Information supplied:

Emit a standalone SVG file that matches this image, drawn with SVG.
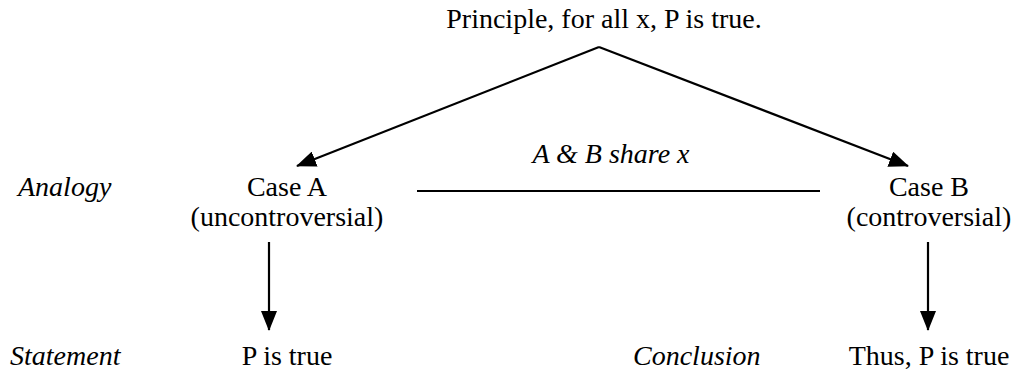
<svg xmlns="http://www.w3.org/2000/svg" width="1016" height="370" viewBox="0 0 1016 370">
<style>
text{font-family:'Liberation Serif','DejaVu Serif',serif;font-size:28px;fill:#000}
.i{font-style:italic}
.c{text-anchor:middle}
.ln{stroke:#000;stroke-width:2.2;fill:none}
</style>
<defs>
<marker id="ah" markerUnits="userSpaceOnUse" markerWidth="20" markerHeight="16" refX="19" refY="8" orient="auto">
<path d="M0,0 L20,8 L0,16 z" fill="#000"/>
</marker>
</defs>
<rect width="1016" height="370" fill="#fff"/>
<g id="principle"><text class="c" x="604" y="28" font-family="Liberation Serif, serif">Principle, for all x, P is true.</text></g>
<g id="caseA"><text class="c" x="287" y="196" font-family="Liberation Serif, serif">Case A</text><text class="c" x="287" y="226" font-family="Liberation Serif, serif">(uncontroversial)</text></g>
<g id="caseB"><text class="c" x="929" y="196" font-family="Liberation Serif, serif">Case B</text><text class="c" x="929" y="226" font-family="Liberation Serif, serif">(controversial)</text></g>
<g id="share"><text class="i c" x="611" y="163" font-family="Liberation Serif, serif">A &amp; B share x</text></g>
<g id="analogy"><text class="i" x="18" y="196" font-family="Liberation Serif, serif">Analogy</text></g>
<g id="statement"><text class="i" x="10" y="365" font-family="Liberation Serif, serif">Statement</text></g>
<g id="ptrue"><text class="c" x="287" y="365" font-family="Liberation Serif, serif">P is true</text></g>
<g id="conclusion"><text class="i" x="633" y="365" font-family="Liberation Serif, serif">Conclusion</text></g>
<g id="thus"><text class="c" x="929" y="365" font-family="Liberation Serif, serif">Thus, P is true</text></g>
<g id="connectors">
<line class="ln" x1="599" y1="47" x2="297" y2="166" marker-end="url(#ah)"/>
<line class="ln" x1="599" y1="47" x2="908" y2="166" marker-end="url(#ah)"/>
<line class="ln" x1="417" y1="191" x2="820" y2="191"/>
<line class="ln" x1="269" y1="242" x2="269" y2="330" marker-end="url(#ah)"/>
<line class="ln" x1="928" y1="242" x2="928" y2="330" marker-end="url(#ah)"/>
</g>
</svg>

Exercise:
Word for word, quote the full listing, omitting every picture.

Solved problem:
Emit a standalone SVG file that matches this image, drawn with SVG.
<svg xmlns="http://www.w3.org/2000/svg" width="1016" height="370" viewBox="0 0 1016 370">
<style>
text{font-family:'Liberation Serif','DejaVu Serif',serif;font-size:28px;fill:#000}
.i{font-style:italic}
.c{text-anchor:middle}
.ln{stroke:#000;stroke-width:2.2;fill:none}
</style>
<defs>
<marker id="ah" markerUnits="userSpaceOnUse" markerWidth="20" markerHeight="16" refX="19" refY="8" orient="auto">
<path d="M0,0 L20,8 L0,16 z" fill="#000"/>
</marker>
</defs>
<rect width="1016" height="370" fill="#fff"/>
<g id="principle"><text class="c" x="604" y="28" font-family="Liberation Serif, serif">Principle, for all x, P is true.</text></g>
<g id="caseA"><text class="c" x="287" y="196" font-family="Liberation Serif, serif">Case A</text><text class="c" x="287" y="226" font-family="Liberation Serif, serif">(uncontroversial)</text></g>
<g id="caseB"><text class="c" x="929" y="196" font-family="Liberation Serif, serif">Case B</text><text class="c" x="929" y="226" font-family="Liberation Serif, serif">(controversial)</text></g>
<g id="share"><text class="i c" x="611" y="163" font-family="Liberation Serif, serif">A &amp; B share x</text></g>
<g id="analogy"><text class="i" x="18" y="196" font-family="Liberation Serif, serif">Analogy</text></g>
<g id="statement"><text class="i" x="10" y="365" font-family="Liberation Serif, serif">Statement</text></g>
<g id="ptrue"><text class="c" x="287" y="365" font-family="Liberation Serif, serif">P is true</text></g>
<g id="conclusion"><text class="i" x="633" y="365" font-family="Liberation Serif, serif">Conclusion</text></g>
<g id="thus"><text class="c" x="929" y="365" font-family="Liberation Serif, serif">Thus, P is true</text></g>
<g id="connectors">
<line class="ln" x1="599" y1="47" x2="297" y2="166" marker-end="url(#ah)"/>
<line class="ln" x1="599" y1="47" x2="908" y2="166" marker-end="url(#ah)"/>
<line class="ln" x1="417" y1="191" x2="820" y2="191"/>
<line class="ln" x1="269" y1="242" x2="269" y2="330" marker-end="url(#ah)"/>
<line class="ln" x1="928" y1="242" x2="928" y2="330" marker-end="url(#ah)"/>
</g>
</svg>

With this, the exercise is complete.